▶ **TASK**:
Transcribe all of the material exactly. Any picture in it should be left out.

▶ **SUPPLIED DATA**:
┌────────

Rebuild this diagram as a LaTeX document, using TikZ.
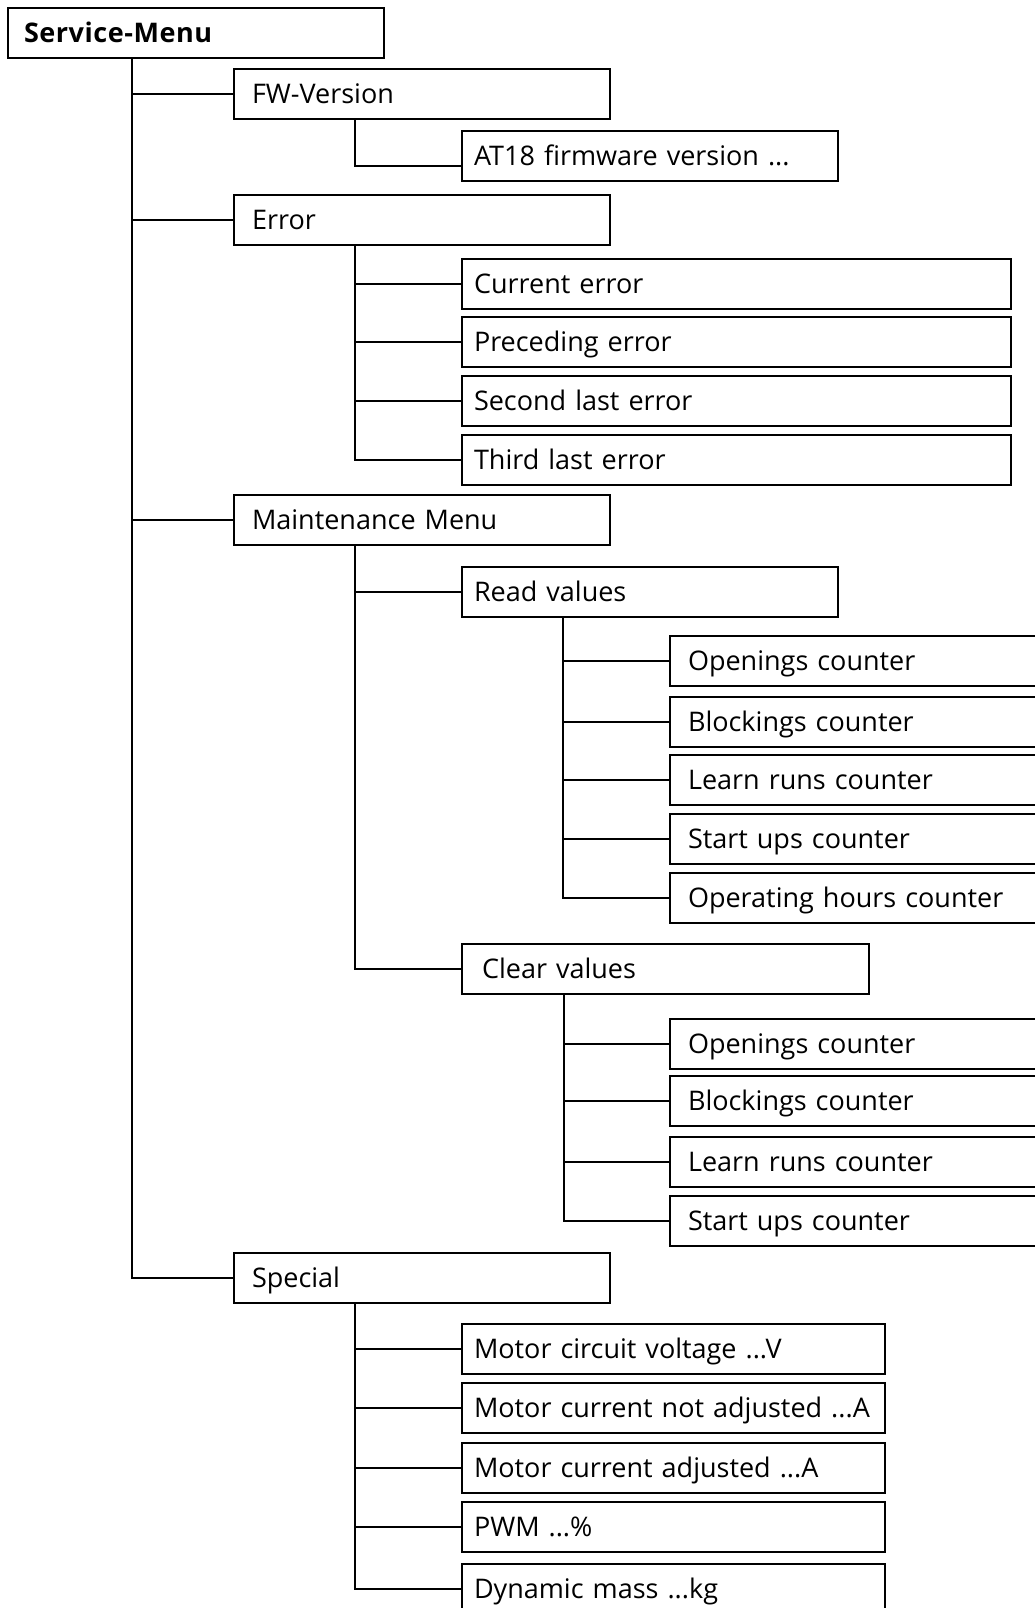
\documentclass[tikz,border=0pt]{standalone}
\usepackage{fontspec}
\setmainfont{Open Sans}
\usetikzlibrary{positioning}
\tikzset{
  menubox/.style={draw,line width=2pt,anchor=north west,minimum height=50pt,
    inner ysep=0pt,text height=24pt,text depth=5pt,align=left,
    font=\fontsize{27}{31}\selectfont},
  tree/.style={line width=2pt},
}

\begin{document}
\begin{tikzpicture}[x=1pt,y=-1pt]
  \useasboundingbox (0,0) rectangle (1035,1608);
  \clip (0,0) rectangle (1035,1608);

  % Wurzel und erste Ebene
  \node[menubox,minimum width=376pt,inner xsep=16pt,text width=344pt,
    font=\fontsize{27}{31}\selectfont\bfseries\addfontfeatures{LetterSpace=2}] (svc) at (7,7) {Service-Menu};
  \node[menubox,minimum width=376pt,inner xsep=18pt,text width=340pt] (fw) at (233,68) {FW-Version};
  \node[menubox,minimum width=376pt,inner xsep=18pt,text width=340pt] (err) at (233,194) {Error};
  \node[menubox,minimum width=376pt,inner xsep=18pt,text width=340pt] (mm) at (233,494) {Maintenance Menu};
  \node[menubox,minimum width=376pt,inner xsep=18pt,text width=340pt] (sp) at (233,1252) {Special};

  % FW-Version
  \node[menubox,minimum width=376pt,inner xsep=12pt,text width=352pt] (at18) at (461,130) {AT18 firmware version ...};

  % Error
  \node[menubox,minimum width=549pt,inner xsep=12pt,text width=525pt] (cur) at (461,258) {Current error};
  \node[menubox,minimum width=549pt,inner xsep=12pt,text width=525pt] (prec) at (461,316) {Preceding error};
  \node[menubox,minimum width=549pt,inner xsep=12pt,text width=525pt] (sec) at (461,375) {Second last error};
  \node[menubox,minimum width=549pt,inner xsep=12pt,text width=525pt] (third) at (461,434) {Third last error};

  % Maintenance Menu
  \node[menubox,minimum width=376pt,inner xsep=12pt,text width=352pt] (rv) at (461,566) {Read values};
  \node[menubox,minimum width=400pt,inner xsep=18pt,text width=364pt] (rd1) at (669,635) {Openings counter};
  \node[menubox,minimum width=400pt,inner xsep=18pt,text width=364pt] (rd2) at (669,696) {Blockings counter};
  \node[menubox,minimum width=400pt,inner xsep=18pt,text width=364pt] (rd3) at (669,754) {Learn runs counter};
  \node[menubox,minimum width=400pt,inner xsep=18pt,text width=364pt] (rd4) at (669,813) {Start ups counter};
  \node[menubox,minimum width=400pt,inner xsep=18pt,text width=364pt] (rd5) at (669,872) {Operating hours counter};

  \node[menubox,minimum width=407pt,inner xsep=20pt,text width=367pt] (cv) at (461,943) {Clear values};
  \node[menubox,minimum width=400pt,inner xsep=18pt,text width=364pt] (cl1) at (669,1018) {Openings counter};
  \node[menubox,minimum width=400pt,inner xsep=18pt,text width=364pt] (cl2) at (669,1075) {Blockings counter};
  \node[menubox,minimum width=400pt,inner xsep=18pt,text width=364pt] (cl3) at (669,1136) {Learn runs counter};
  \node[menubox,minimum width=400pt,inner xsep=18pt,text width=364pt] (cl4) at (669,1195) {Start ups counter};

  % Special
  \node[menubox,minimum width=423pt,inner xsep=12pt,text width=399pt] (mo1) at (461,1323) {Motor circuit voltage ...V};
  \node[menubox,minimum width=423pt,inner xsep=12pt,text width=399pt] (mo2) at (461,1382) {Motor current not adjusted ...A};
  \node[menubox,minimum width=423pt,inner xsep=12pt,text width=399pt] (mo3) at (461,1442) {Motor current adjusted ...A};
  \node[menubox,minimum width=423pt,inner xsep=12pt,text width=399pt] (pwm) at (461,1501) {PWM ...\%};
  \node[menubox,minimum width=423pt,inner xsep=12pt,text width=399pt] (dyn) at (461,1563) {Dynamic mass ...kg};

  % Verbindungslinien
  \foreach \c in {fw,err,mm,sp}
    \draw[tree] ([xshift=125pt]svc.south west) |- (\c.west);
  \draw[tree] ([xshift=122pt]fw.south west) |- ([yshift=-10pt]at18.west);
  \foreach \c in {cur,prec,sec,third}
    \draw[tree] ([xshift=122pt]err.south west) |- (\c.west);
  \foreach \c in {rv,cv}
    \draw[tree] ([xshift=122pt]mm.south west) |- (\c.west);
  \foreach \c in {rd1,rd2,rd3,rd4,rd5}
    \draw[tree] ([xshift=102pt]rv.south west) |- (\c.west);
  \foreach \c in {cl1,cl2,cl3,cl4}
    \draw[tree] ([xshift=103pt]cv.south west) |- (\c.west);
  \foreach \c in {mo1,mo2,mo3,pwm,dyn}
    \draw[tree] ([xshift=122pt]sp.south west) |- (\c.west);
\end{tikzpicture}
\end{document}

└────────

▶ **SOLUTION**:
Rebuild this diagram as a LaTeX document, using TikZ.
\documentclass[tikz,border=0pt]{standalone}
\usepackage{fontspec}
\setmainfont{Open Sans}
\usetikzlibrary{positioning}
\tikzset{
  menubox/.style={draw,line width=2pt,anchor=north west,minimum height=50pt,
    inner ysep=0pt,text height=24pt,text depth=5pt,align=left,
    font=\fontsize{27}{31}\selectfont},
  tree/.style={line width=2pt},
}

\begin{document}
\begin{tikzpicture}[x=1pt,y=-1pt]
  \useasboundingbox (0,0) rectangle (1035,1608);
  \clip (0,0) rectangle (1035,1608);

  % Wurzel und erste Ebene
  \node[menubox,minimum width=376pt,inner xsep=16pt,text width=344pt,
    font=\fontsize{27}{31}\selectfont\bfseries\addfontfeatures{LetterSpace=2}] (svc) at (7,7) {Service-Menu};
  \node[menubox,minimum width=376pt,inner xsep=18pt,text width=340pt] (fw) at (233,68) {FW-Version};
  \node[menubox,minimum width=376pt,inner xsep=18pt,text width=340pt] (err) at (233,194) {Error};
  \node[menubox,minimum width=376pt,inner xsep=18pt,text width=340pt] (mm) at (233,494) {Maintenance Menu};
  \node[menubox,minimum width=376pt,inner xsep=18pt,text width=340pt] (sp) at (233,1252) {Special};

  % FW-Version
  \node[menubox,minimum width=376pt,inner xsep=12pt,text width=352pt] (at18) at (461,130) {AT18 firmware version ...};

  % Error
  \node[menubox,minimum width=549pt,inner xsep=12pt,text width=525pt] (cur) at (461,258) {Current error};
  \node[menubox,minimum width=549pt,inner xsep=12pt,text width=525pt] (prec) at (461,316) {Preceding error};
  \node[menubox,minimum width=549pt,inner xsep=12pt,text width=525pt] (sec) at (461,375) {Second last error};
  \node[menubox,minimum width=549pt,inner xsep=12pt,text width=525pt] (third) at (461,434) {Third last error};

  % Maintenance Menu
  \node[menubox,minimum width=376pt,inner xsep=12pt,text width=352pt] (rv) at (461,566) {Read values};
  \node[menubox,minimum width=400pt,inner xsep=18pt,text width=364pt] (rd1) at (669,635) {Openings counter};
  \node[menubox,minimum width=400pt,inner xsep=18pt,text width=364pt] (rd2) at (669,696) {Blockings counter};
  \node[menubox,minimum width=400pt,inner xsep=18pt,text width=364pt] (rd3) at (669,754) {Learn runs counter};
  \node[menubox,minimum width=400pt,inner xsep=18pt,text width=364pt] (rd4) at (669,813) {Start ups counter};
  \node[menubox,minimum width=400pt,inner xsep=18pt,text width=364pt] (rd5) at (669,872) {Operating hours counter};

  \node[menubox,minimum width=407pt,inner xsep=20pt,text width=367pt] (cv) at (461,943) {Clear values};
  \node[menubox,minimum width=400pt,inner xsep=18pt,text width=364pt] (cl1) at (669,1018) {Openings counter};
  \node[menubox,minimum width=400pt,inner xsep=18pt,text width=364pt] (cl2) at (669,1075) {Blockings counter};
  \node[menubox,minimum width=400pt,inner xsep=18pt,text width=364pt] (cl3) at (669,1136) {Learn runs counter};
  \node[menubox,minimum width=400pt,inner xsep=18pt,text width=364pt] (cl4) at (669,1195) {Start ups counter};

  % Special
  \node[menubox,minimum width=423pt,inner xsep=12pt,text width=399pt] (mo1) at (461,1323) {Motor circuit voltage ...V};
  \node[menubox,minimum width=423pt,inner xsep=12pt,text width=399pt] (mo2) at (461,1382) {Motor current not adjusted ...A};
  \node[menubox,minimum width=423pt,inner xsep=12pt,text width=399pt] (mo3) at (461,1442) {Motor current adjusted ...A};
  \node[menubox,minimum width=423pt,inner xsep=12pt,text width=399pt] (pwm) at (461,1501) {PWM ...\%};
  \node[menubox,minimum width=423pt,inner xsep=12pt,text width=399pt] (dyn) at (461,1563) {Dynamic mass ...kg};

  % Verbindungslinien
  \foreach \c in {fw,err,mm,sp}
    \draw[tree] ([xshift=125pt]svc.south west) |- (\c.west);
  \draw[tree] ([xshift=122pt]fw.south west) |- ([yshift=-10pt]at18.west);
  \foreach \c in {cur,prec,sec,third}
    \draw[tree] ([xshift=122pt]err.south west) |- (\c.west);
  \foreach \c in {rv,cv}
    \draw[tree] ([xshift=122pt]mm.south west) |- (\c.west);
  \foreach \c in {rd1,rd2,rd3,rd4,rd5}
    \draw[tree] ([xshift=102pt]rv.south west) |- (\c.west);
  \foreach \c in {cl1,cl2,cl3,cl4}
    \draw[tree] ([xshift=103pt]cv.south west) |- (\c.west);
  \foreach \c in {mo1,mo2,mo3,pwm,dyn}
    \draw[tree] ([xshift=122pt]sp.south west) |- (\c.west);
\end{tikzpicture}
\end{document}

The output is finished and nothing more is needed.